Under capitalism, the creativity of most people had become diverted and stifled, and society had been divided into actors and spectators, producers and consumers. The Situationists therefore wanted a different kind of revolution: they wanted the imagination, not a group of men, to seize power, and poetry and art to be made by all. Enough! they declared. To hell with work, to hell with boredom! Create and construct an eternal festival.
At first the movement was mainly made up of artists, of whom Asger Jorn was the most prominent. From 1962 the Situationists increasingly applied their critique not only to culture but to all aspects of capitalist society. Guy Debord emerged as the most important figure: he had been involved in the Lettrist International, and had made several films, including
Hurlements en faveur de Sade
(1952).
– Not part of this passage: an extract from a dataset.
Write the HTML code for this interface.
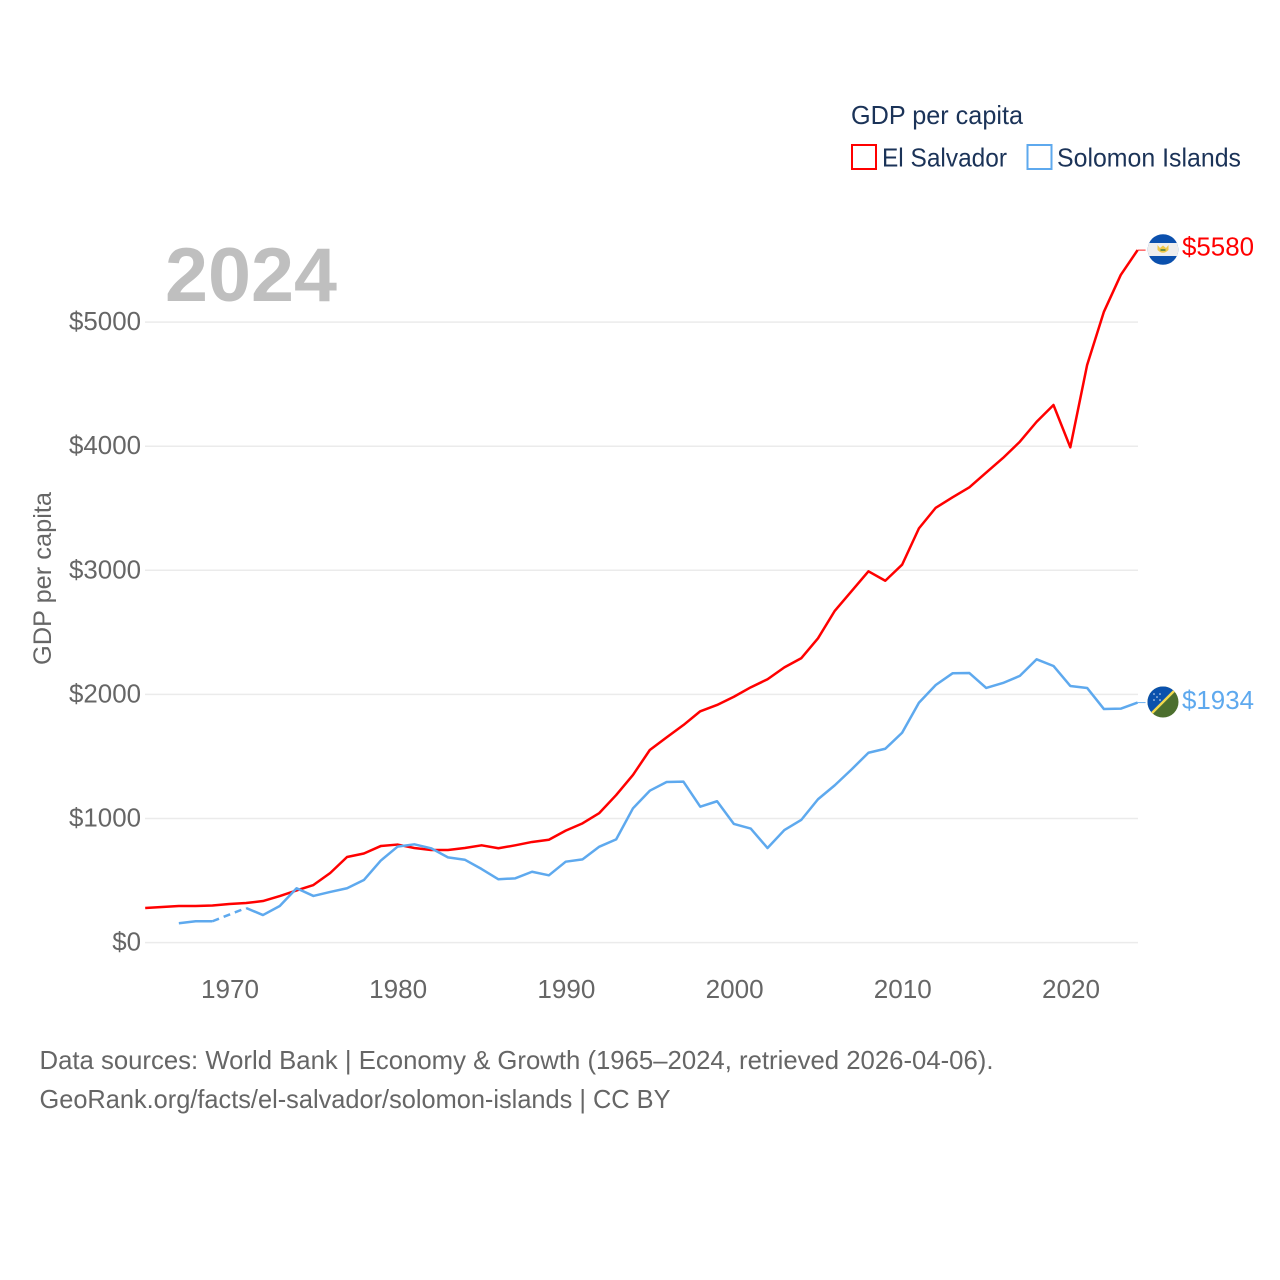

Inspired by the libertarian journal
Socialisme ou Barbarie
, the Situationists rediscovered the history of the anarchist movement, particularly during the period of the First International, and drew inspiration from Spain, Kronstadt, and the Makhnovists. They described the USSR as a capitalist bureaucracy, and advocated workers’ councils. But they were not entirely anarchist in orientation and retained elements of Marxism, especially through Henri Lefebvre’s critique of the alienation of everyday life. They believed that the revolutionary movement in advanced capitalist countries should be led by an ‘enlarged proletariat’ which would include the majority of waged labourers. In addition, although they claimed to want neither disciples nor a leadership, they remained an elitist vanguard group who dealt with differences by expelling the dissenting minority. They looked to a world-wide proletarian revolution to bring about the maximum pleasure.